LE VRAI SENS DE SOUCCOTH
Souccoth, sous les branchages de la paix
Par Philippe Haddad
Souccoth - fête de Cabanes- clôture le cycle des trois fêtes de pèlerinage et invite le juif à sortir de « sa demeure fixe pour vivre une semaine dans une demeure provisoire ». A travers ce rite, le citadin sédentaire retrouve, un tant soit peu, la dimension nomade de ses ancêtres hébreux. Par-delà cette spécificité cultuelle, la tradition rabbinique met en évidence la dimension universelle que recèle cette solennité « écologique ».
Quatre commencements pour une année :
Le Talmud[1] présente quatre Rosh Hashana, quatre débuts d'année situés le long d'un cycle liturgique et agricole. Sans entrer dans les détails techniques, retenons l'idée que notre calendrier insiste sur la notion de commencement plutôt que sur celle de fin. Point de fêtes de fin d’année dans le judaïsme, mais des inaugurations de temps. Au plan de la pensée religieuse, ces renouvellements invitent la conscience du croyant à se renouveler dans le service de Dieu. Recommencer à étudier, recommencer à prier, recommencer à s'engager dans la communauté, recommencer à aimer, autant de défis permanents pour la foi.
A l'analyse de ce découpage, nous distinguons deux périodes : celle qui va du 1er nissan au 1er tichri, et celle qui s'étend du 1er tichri au 1er nissan.

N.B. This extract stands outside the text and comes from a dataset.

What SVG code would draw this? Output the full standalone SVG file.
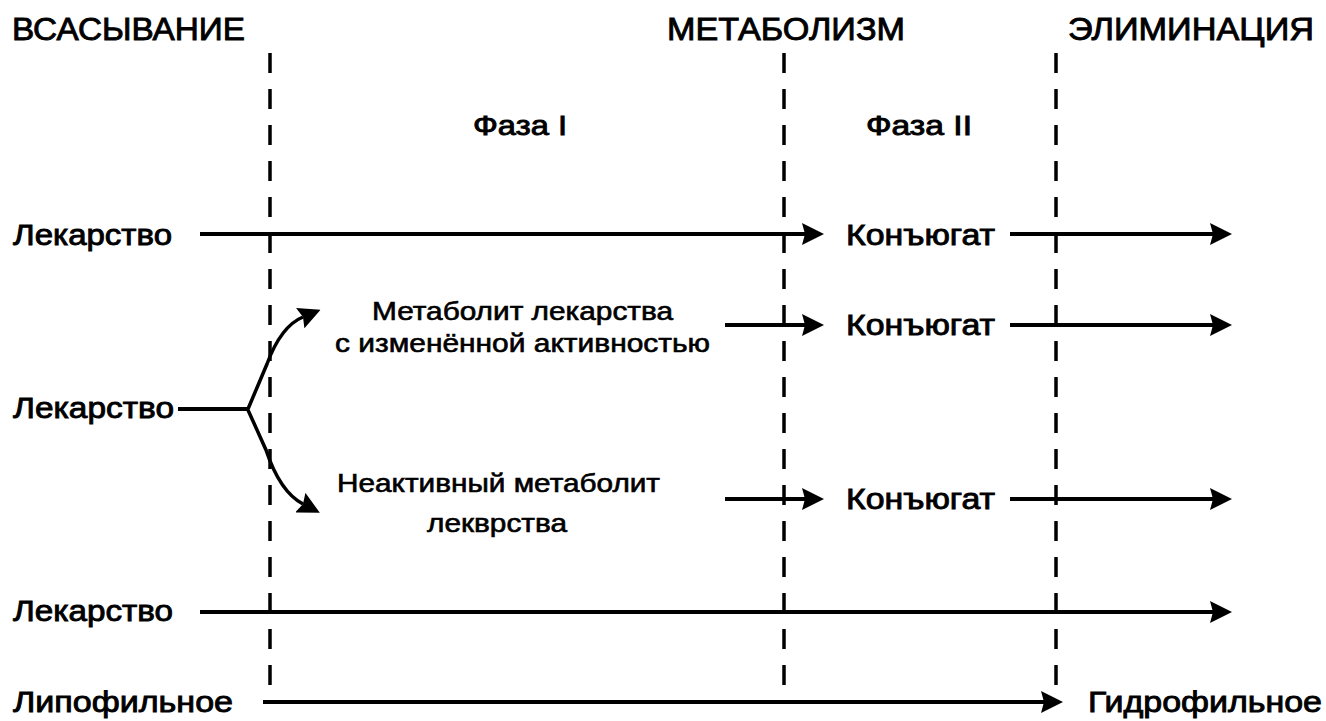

Temps d'Israël et temps universel :
La première période exprime le temps propre d'Israël, depuis la sortie d'Egypte (naissance physique du peuple) jusqu'au don de la Torah (naissance de l'entité politique). A la lumière de l’enseignement de nos sages, la seconde période a ceci de particulier : elle interpelle l'universel. Ce fait surgit de façon manifeste lors des solennités de tichri : Rosh Hashana, anniversaire de la création d'Adam et Eve ; Kippour où le repentir d'Israël se conjugue avec celui de Ninive (Jonas), quant à Souccoth, il était au Temple ce moment de joie, où les cohanim sacrifiaient soixante-dix taureaux pour les soixante-dix nations nées à Babel. Le coup de génie du calendrier juif, qui dénote une authentique vision universelle, est d'alterner tous les six mois, le temps singulier d'Israël et celui des peuples de la terre. Plutôt que de remettre à zéro les compteurs de l'histoire, la naissance de « la royauté de prêtre » convoque à une plus grande vigilance éthique à l'égard de l'humain.
La pluie de bénédiction :
Cette dimension universelle de la fête de Souccoth ne s’exprime pas uniquement par le sacrifice des soixante-dix taureaux[2], mais le huitième jour, nommé Chémini Atséreth[3], nous demandons la pluie pour le monde entier. Bien que nous suivions les saisons du pays d’Israël, notre prière se manifeste à l’égard de l’humanité tout entière, sans distinction de peuple. Ici encore, le particularisme juif ne peut s’entendre que dans cette vocation de porteur de bénédiction pour « les familles de la terre »[4].
Une solennité messianique :
Le prophète Zacharie, l’un des derniers prophètes, révèle une autre dimension de Souccoth : cette fête deviendra, à la fin des temps, une solennité pour toutes les nations. Il faut relire le chapitre quatorze du prophète[5], où Zacharie décrit tout d’abord un terrible conflit mondial qui se déroulera à Jérusalem. Le vainqueur de ce combat sera Dieu Lui-même, reconnu « roi sur toute la terre. »
Après le déluge du feu des armes, une ère de paix débutera, et Souccoth soulignera cette fraternité universelle. De même que la fête de Pessah proclama la liberté d’un peuple, la fête de Souccoth marquera la naissance d’une humanité libérée de sa violence. La colombe de la paix aura enfin un lieu où se nicher, à l’ombre d’une maison aux rameaux verdoyants, évoquant la tente d’Abraham.
Notre planète ressemble, dit-on, à un village planétaire, mais pour l’heure trop de logis sont encore repliées sur leurs propres revendications. L’espérance d’Israël n’est pas de croire qu’un jour l’humanité deviendra juive, mais qu’un jour les hommes vivront l’amitié des cœurs sous les branchages de la Paix.
[1] Début du traité Roch Hachana.
[2] Depuis la destruction du Temple, nous nous acquittons du culte antique par la lecture de la Torah concernant ces sacrifices.
[3] Huitième (jour) de clôture.
[4] Genèse XII, 1 à 3.
[5] Texte lu durant la fête de Souccoth.